Images must not appear in your copy; reproduce every other part of the records exactly.

> _Data records_:
____

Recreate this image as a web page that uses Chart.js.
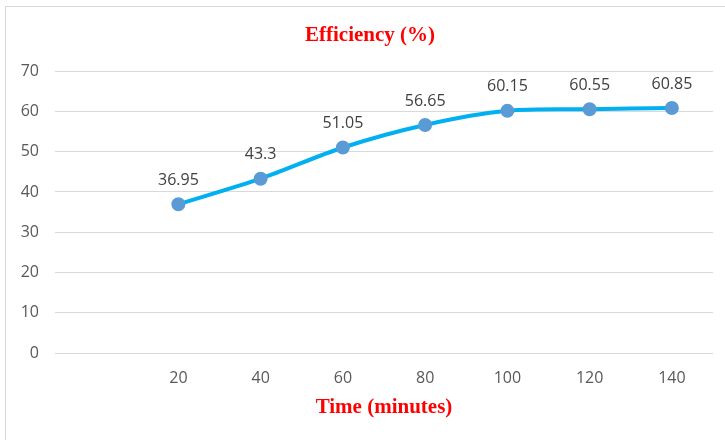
<!DOCTYPE html>
<html>
<head>
<meta charset="utf-8">
<script src="https://cdn.jsdelivr.net/npm/chart.js@4.4.0/dist/chart.umd.min.js"></script>
<style>
  html, body { margin: 0; padding: 0; background: #fff; }
  #wrap { position: relative; width: 725px; height: 440px; }
  #frame { position: absolute; left: 5px; top: 6px; width: 740px; height: 460px; border: 1px solid #d9d9d9; box-sizing: border-box; pointer-events: none; }
  canvas { position: absolute; left: 0; top: 0; }
</style>
</head>
<body>
<div id="wrap">
  <div id="frame"></div>
  <canvas id="chart" width="725" height="440"></canvas>
</div>
<script>
// Data
const timeLabels = ["", "20", "40", "60", "80", "100", "120", "140"];
const efficiency = [null, 36.95, 43.3, 51.05, 56.65, 60.15, 60.55, 60.85];
const yTicks = [0, 10, 20, 30, 40, 50, 60, 70];
const chartTitle = "Efficiency (%)";

// Draw value labels above each point, and the title a bit right of canvas centre (as in Excel)
const pointLabels = {
  id: "pointLabels",
  afterDatasetsDraw(chart) {
    const ctx = chart.ctx;
    const meta = chart.getDatasetMeta(0);
    ctx.save();
    ctx.font = "16px 'Open Sans', sans-serif";
    ctx.fillStyle = "#404040";
    ctx.textAlign = "center";
    ctx.textBaseline = "middle";
    meta.data.forEach((pt, i) => {
      const v = efficiency[i];
      if (v == null) return;
      ctx.fillText(String(v), pt.x, pt.y - 24);
    });

    const tb = chart.titleBlock;
    ctx.font = "bold 21px 'Liberation Serif', serif";
    ctx.fillStyle = "#FF0000";
    ctx.fillText(chartTitle, (chart.chartArea.left + chart.width) / 2 - 20, tb.top + 23 + 12.6);
    ctx.restore();
  }
};

new Chart(document.getElementById("chart"), {
  type: "line",
  data: {
    labels: timeLabels,
    datasets: [{
      data: efficiency,
      borderColor: "#00B0F0",
      borderWidth: 4,
      backgroundColor: "#5B9BD5",
      pointBackgroundColor: "#5B9BD5",
      pointBorderColor: "#5B9BD5",
      pointRadius: 5,
      tension: 0.3,
      fill: false
    }]
  },
  options: {
    responsive: false,
    animation: false,
    layout: { padding: { left: 0, right: 12, top: 0, bottom: 0 } },
    plugins: {
      legend: { display: false },
      tooltip: { enabled: false },
      title: {
        display: true,
        text: chartTitle,
        color: "rgba(0,0,0,0)",
        font: { family: "'Liberation Serif', serif", size: 21, weight: "bold" },
        padding: { top: 23, bottom: 23 }
      }
    },
    scales: {
      x: {
        offset: true,
        afterFit(scale) { scale.height = 87; },
        grid: { display: false, drawTicks: false },
        border: { display: false },
        ticks: {
          color: "#595959",
          font: { family: "'Open Sans', sans-serif", size: 16 },
          padding: 16,
          maxRotation: 0
        },
        title: {
          display: true,
          text: "Time (minutes)",
          color: "#FF0000",
          font: { family: "'Liberation Serif', serif", size: 21, weight: "bold" },
          padding: { top: 6, bottom: 20 }
        }
      },
      y: {
        min: 0,
        max: 70,
        afterBuildTicks(scale) {
          scale.ticks = yTicks.map(v => ({ value: v }));
        },
        afterFit(scale) { scale.width = 55; },
        grid: { color: "#d9d9d9", lineWidth: 1, drawTicks: false },
        border: { display: false },
        ticks: {
          color: "#595959",
          font: { family: "'Open Sans', sans-serif", size: 16 },
          padding: 16
        }
      }
    }
  },
  plugins: [pointLabels]
});
</script>
</body>
</html>
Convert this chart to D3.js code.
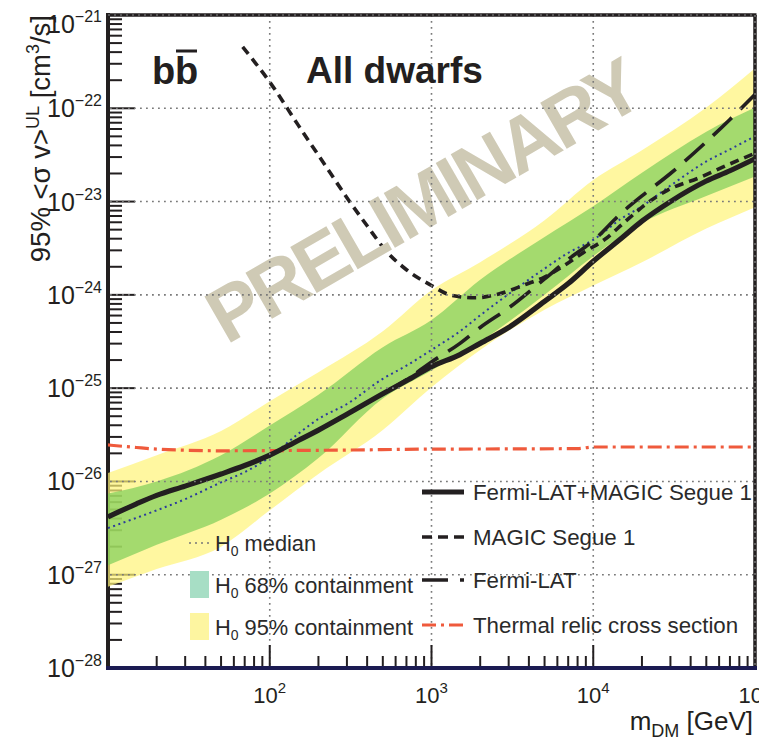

____

> _Response_:
Recreate this image as a web page that uses Chart.js.
<!DOCTYPE html>
<html>
<head>
<meta charset="utf-8">
<script src="https://cdn.jsdelivr.net/npm/chart.js@4.4.0/dist/chart.umd.min.js"></script>
<style>
  html, body { margin: 0; padding: 0; background: #fff; }
  #wrap { position: relative; width: 725px; height: 440px; }
  #frame { position: absolute; left: 5px; top: 6px; width: 740px; height: 460px; border: 1px solid #d9d9d9; box-sizing: border-box; pointer-events: none; }
  canvas { position: absolute; left: 0; top: 0; }
</style>
</head>
<body>
<div id="wrap">
  <div id="frame"></div>
  <canvas id="chart" width="725" height="440"></canvas>
</div>
<script>
// Data
const timeLabels = ["", "20", "40", "60", "80", "100", "120", "140"];
const efficiency = [null, 36.95, 43.3, 51.05, 56.65, 60.15, 60.55, 60.85];
const yTicks = [0, 10, 20, 30, 40, 50, 60, 70];
const chartTitle = "Efficiency (%)";

// Draw value labels above each point, and the title a bit right of canvas centre (as in Excel)
const pointLabels = {
  id: "pointLabels",
  afterDatasetsDraw(chart) {
    const ctx = chart.ctx;
    const meta = chart.getDatasetMeta(0);
    ctx.save();
    ctx.font = "16px 'Open Sans', sans-serif";
    ctx.fillStyle = "#404040";
    ctx.textAlign = "center";
    ctx.textBaseline = "middle";
    meta.data.forEach((pt, i) => {
      const v = efficiency[i];
      if (v == null) return;
      ctx.fillText(String(v), pt.x, pt.y - 24);
    });

    const tb = chart.titleBlock;
    ctx.font = "bold 21px 'Liberation Serif', serif";
    ctx.fillStyle = "#FF0000";
    ctx.fillText(chartTitle, (chart.chartArea.left + chart.width) / 2 - 20, tb.top + 23 + 12.6);
    ctx.restore();
  }
};

new Chart(document.getElementById("chart"), {
  type: "line",
  data: {
    labels: timeLabels,
    datasets: [{
      data: efficiency,
      borderColor: "#00B0F0",
      borderWidth: 4,
      backgroundColor: "#5B9BD5",
      pointBackgroundColor: "#5B9BD5",
      pointBorderColor: "#5B9BD5",
      pointRadius: 5,
      tension: 0.3,
      fill: false
    }]
  },
  options: {
    responsive: false,
    animation: false,
    layout: { padding: { left: 0, right: 12, top: 0, bottom: 0 } },
    plugins: {
      legend: { display: false },
      tooltip: { enabled: false },
      title: {
        display: true,
        text: chartTitle,
        color: "rgba(0,0,0,0)",
        font: { family: "'Liberation Serif', serif", size: 21, weight: "bold" },
        padding: { top: 23, bottom: 23 }
      }
    },
    scales: {
      x: {
        offset: true,
        afterFit(scale) { scale.height = 87; },
        grid: { display: false, drawTicks: false },
        border: { display: false },
        ticks: {
          color: "#595959",
          font: { family: "'Open Sans', sans-serif", size: 16 },
          padding: 16,
          maxRotation: 0
        },
        title: {
          display: true,
          text: "Time (minutes)",
          color: "#FF0000",
          font: { family: "'Liberation Serif', serif", size: 21, weight: "bold" },
          padding: { top: 6, bottom: 20 }
        }
      },
      y: {
        min: 0,
        max: 70,
        afterBuildTicks(scale) {
          scale.ticks = yTicks.map(v => ({ value: v }));
        },
        afterFit(scale) { scale.width = 55; },
        grid: { color: "#d9d9d9", lineWidth: 1, drawTicks: false },
        border: { display: false },
        ticks: {
          color: "#595959",
          font: { family: "'Open Sans', sans-serif", size: 16 },
          padding: 16
        }
      }
    }
  },
  plugins: [pointLabels]
});
</script>
</body>
</html>
Convert this chart to D3.js code.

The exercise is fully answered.